The United States is close to persuading Japan to reach an agreement to limit exports of semiconductor technology to China, despite concerns in Tokyo that Beijing could retaliate against Japanese companies. The new sanctions are designed to close existing loopholes that Chinese chipmakers are exploiting.
The White House is seeking to introduce new export controls before the presidential election in November, including a rule requiring non-U.S. companies to obtain licenses to sell products to China that could help its technology sector. U.S. presidential administration officials have been negotiating for months with their counterparts in Japan and the Netherlands to impose additional sanctions at the two-country level, which would remove Japanese and Dutch companies from the US Foreign Direct Procurement Rule (FDPR). The US and Japan are now close to a breakthrough in negotiations, although the situation, according to the Japanese side, remains “rather fragile” due to fears of retaliatory actions from China, sources told the Financial Times.

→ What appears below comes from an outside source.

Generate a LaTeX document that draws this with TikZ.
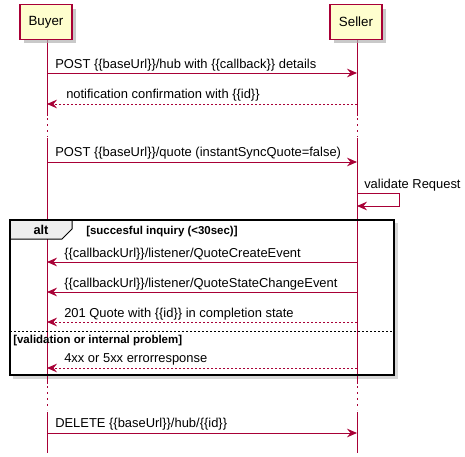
\documentclass[tikz,border=0pt]{standalone}
\usepackage{fontspec}
\setmainfont{Liberation Sans}
\usetikzlibrary{arrows.meta}
\usetikzlibrary{shadows}

\definecolor{umlred}{RGB}{168,0,54}
\definecolor{umlfill}{RGB}{254,254,206}
\definecolor{tabgray}{RGB}{238,238,238}

\tikzset{
  participant/.style={draw=umlred, line width=1.1pt, fill=umlfill, minimum width=39pt, minimum height=26pt, inner sep=0pt, font=\fontsize{10}{12}\selectfont, drop shadow={shadow xshift=3pt, shadow yshift=-3pt, fill=gray!60, opacity=0.7}},
  lifeline/.style={draw=umlred, line width=0.75pt},
  gapline/.style={draw=umlred, line width=0.75pt, dash pattern=on 1.2pt off 3.3pt},
  msg/.style={draw=umlred, line width=0.75pt, -{Stealth[length=7.5pt,width=6.5pt,inset=2.6pt]}},
  reply/.style={msg, dash pattern=on 1.5pt off 1.5pt},
  msgtext/.style={anchor=base west, inner sep=0pt, font=\fontsize{9.7}{11}\selectfont},
  guard/.style={anchor=base west, inner sep=0pt, font=\fontsize{8.6}{10}\selectfont\bfseries},
}

\begin{document}
\begin{tikzpicture}[x=0.75pt,y=0.75pt,yscale=-1,xscale=1]
\useasboundingbox (0,0) rectangle (465,457);

%alt frame (drawn first so shadow sits below)
\fill [gray!45, opacity=0.7] (13,223) rectangle (398,379);
\fill [white] (10,220) rectangle (394,375);

%Lifelines
\coordinate (b0) at (47,40);
\coordinate (s0) at (357,40);
\draw [lifeline] (b0) -- (47,116);
\draw [gapline] (47,118) -- (47,137);
\draw [lifeline] (47,138) -- (47,384);
\draw [gapline] (47,386) -- (47,410);
\draw [lifeline] (47,412) -- (47,453);
\draw [lifeline] (s0) -- (357,116);
\draw [gapline] (357,118) -- (357,137);
\draw [lifeline] (357,138) -- (357,384);
\draw [gapline] (357,386) -- (357,410);
\draw [lifeline] (357,412) -- (357,453);

%Participants
\node [participant] (buyer) at (46,22) {Buyer};
\node [participant] (seller) at (356,22) {Seller};

%Message points
\coordinate (b1) at (47,73);   \coordinate (s1) at (357,73);
\coordinate (b2) at (47,104);  \coordinate (s2) at (357,104);
\coordinate (b3) at (47,162);  \coordinate (s3) at (357,162);
\coordinate (s4a) at (357,193); \coordinate (s4b) at (357,206);
\coordinate (b5) at (47,262);  \coordinate (s5) at (357,262);
\coordinate (b6) at (47,292);  \coordinate (s6) at (357,292);
\coordinate (b7) at (47,322);  \coordinate (s7) at (357,322);
\coordinate (b8) at (47,368);  \coordinate (s8) at (357,368);
\coordinate (b9) at (47,433);  \coordinate (s9) at (357,433);

%Messages
\draw [msg] (b1) -- (s1);
\draw (55,68) node [msgtext] {POST \{\{baseUrl\}\}/hub with \{\{callback\}\} details};
\draw [reply] (s2) -- (b2);
\draw (66,98) node [msgtext] {notification confirmation with \{\{id\}\}};
\draw [msg] (b3) -- (s3);
\draw (55,156) node [msgtext] {POST \{\{baseUrl\}\}/quote (instantSyncQuote=false)};
\draw [msg] (s4a) -- (399,193) -- (399,206) -- (s4b);
\draw (364,188) node [msgtext] {validate Request};
\draw [msg] (s5) -- (b5);
\draw (64,257) node [msgtext] {\{\{callbackUrl\}\}/listener/QuoteCreateEvent};
\draw [msg] (s6) -- (b6);
\draw (64,287) node [msgtext] {\{\{callbackUrl\}\}/listener/QuoteStateChangeEvent};
\draw [reply] (s7) -- (b7);
\draw (64,317) node [msgtext] {201 Quote with \{\{id\}\} in completion state};
\draw [reply] (s8) -- (b8);
\draw (64,362) node [msgtext] {4xx or 5xx errorresponse};
\draw [msg] (b9) -- (s9);
\draw (55,427) node [msgtext] {DELETE \{\{baseUrl\}\}/hub/\{\{id\}\}};

%alt frame border and tab
\draw [fill=tabgray, line width=0.75pt] (10,220) -- (72,220) -- (72,229) -- (62,239) -- (10,239) -- cycle;
\draw (41,234) node [anchor=base, inner sep=0pt, font=\fontsize{9.6}{11}\selectfont\bfseries] {alt};
\draw (86,234) node [guard] {[succesful inquiry (<30sec)]};
\draw [dash pattern=on 1.5pt off 1.5pt, line width=0.6pt] (10,331) -- (394,331);
\draw (13,343) node [guard] {[validation or internal problem]};
\draw [line width=1.5pt] (10,220) rectangle (394,375);
\end{tikzpicture}
\end{document}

The Japanese government is concerned that China may block the export of critical materials, in particular gallium and graphite, if Tokyo accepts this document in the version proposed by the United States – Beijing has already warned the Japanese side about the possibility of such a scenario. Japan and the US discussed how to reduce the impact of China’s retaliatory measures. Washington’s new sanctions are intended to close loopholes in existing restrictions that have allowed Huawei and other Chinese companies to make strides in semiconductor manufacturing over the past two years. The US is seeking to make it more difficult for China to obtain critical tools for chip production – a move that will have the biggest impact on the Netherlands’ ASML and Japan’s Tokyo Electron. Washington wants these companies to limit after-sales support for their equipment in China, including software updates and machine maintenance, which could cause significant damage to China.
The central point of the negotiations was the agreement on the export control rules of the three countries – they will help Japanese and Dutch companies not be subject to FDPR regulations, which in the Netherlands were called a “diplomatic bomb”. Tokyo and Japanese companies are concerned that if concessions to the US prove too strong, China will retaliate by limiting exports of critical minerals. Their prices are already high, and their further increase may reduce the competitiveness of finished Japanese products. The Chinese side said it “firmly opposes the abuse of export controls” and called on “relevant countries” to comply with international economic and trade norms. “We will closely monitor developments on this front and resolutely protect the legitimate rights and interests of Chinese companies,” said Liu Pengyu, a spokesman for the Chinese Embassy in Washington.